Thanks for the input.

>From what I understand, that function tells scan to store the computations 
only every N frames to save memory during scanning but it needs to 
recalculate the individual frames during backprop so it takes more time.

Actually, my need was the other way around. Making BPTT(h,h) is 
straightforward using theano.scan, but papers suggest that BPTT(2h,h) is 
more efficient in learning but uses more memory.

I know this can be implemented by keeping a buffer of size 2h and manually 
doing the unrolling, but there doesn't really seem to be a point in using 
Theano if that'll be done manually. So I was wondering if something like 
that could be done using scan.

It would be very nice if scan could return a reference to the internal 
buffer (of size h). And if we could also specify what buffer scan uses 
during backprop, we can store the buffer reference from the previous step 
and stack it with the buffer from the current step to more elegantly 
implement BPTT(2h, h) (I think -- I don't know the internals of Theano 
well). Perhaps something that can be considered for a future feature?

On Tuesday, December 6, 2016 at 7:39:44 PM UTC+9, nouiz wrote:
>
> There isn't a provided code that does that.
>
> We recently implemented scan checkpoint that give a thread off between 
> speed and memory usage: 
>
>
> http://deeplearning.net/software/theano_versions/dev/library/scan.html?highlight=scan_checkpoint#theano.scan_checkpoints
>
> Does that fix what you need, to support very long sequences?
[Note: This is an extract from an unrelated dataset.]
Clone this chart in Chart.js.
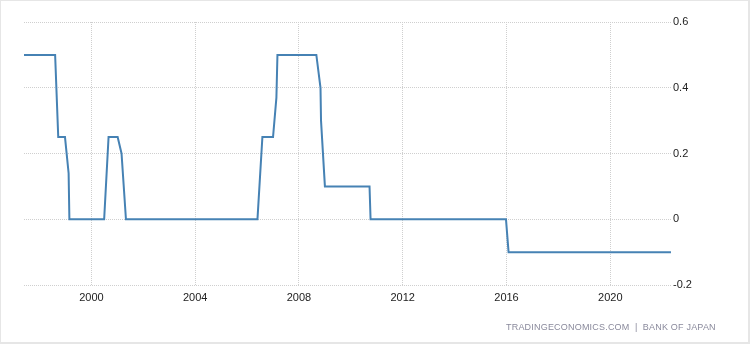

The 
> difference si that the updates are done after the forward pass.
>
> On Tue, Dec 6, 2016 at 2:17 AM, Hosang Yoon <[email protected] 
> <javascript:>> wrote:
>
>> In case truncate_gradient > n_steps is not permitted (or does not work as 
>> intended above), can this be a possible solution?
>>
>> - Start at time *t*
>> - Forward propagate 2*h* steps to time (*t*+2*h*)
>> - Calc gradient & parameter update using inputs and states in interval 
>> *t* to (*t*+2*h*)
>> - With the updated parameters, do a reverse direction scan from (*t*+2*h*) 
>> to (*t*+*h*) (using go_backwards flag in scan)
>> - Repeat above until the end of sequence
>>
>> So we would be wasting some calculation (going back *h*, then going 
>> forward 2*h* with the same parameters in the next iteration), but would 
>> this get the job done?
>>
>>
>> On Tuesday, December 6, 2016 at 9:50:55 AM UTC+9, Hosang Yoon wrote:
>>>
>>> Hello,
>>>
>>> I'm trying to see if I can implement BPTT(2*h*, *h*) as defined in 
>>> Williams and Peng (1990; doi:10.1162/neco.1990.2.4.490) using theano.scan.
>>>
>>> It will be used for a long sequence of thousands of steps, where 
>>> calculating gradient only once at the end of the sequence (which is the way 
>>> BPTT is usually implemented in existing Theano codes I can find on the web) 
>>> would not be very feasible.
>>>
>>> Instead, BPTT(2*h*, *h*) would involve, starting at time *t*:
>>>
>>> - Forward propagate *h* steps to time (*t* + *h*)
>>> - Calculate gradient by looking back 2*h* steps, using inputs and 
>>> states in interval (*t* - *h*) to (*t* + *h*)
>>> - Update parameters, then repeat until the end of sequence
>>>
>>> My question is:
>>>
>>> - Is it possible to pass truncate_gradient = 2 * n_steps to a 
>>> theano.scan loop, and will it produce the behavior described above?
>>>
>>> I glanced at the relevant parts in scan_op.py in Theano source code, but 
>>> my (not very well educated) impression was that it might not be the case
>>>
>>> - If that cannot be done, how would one implement such a mechanism using 
>>> theano.scan?
>>> - Is there a public Theano code that implements this that I can refer to?
>>>
>>> Thank you in advance for any input!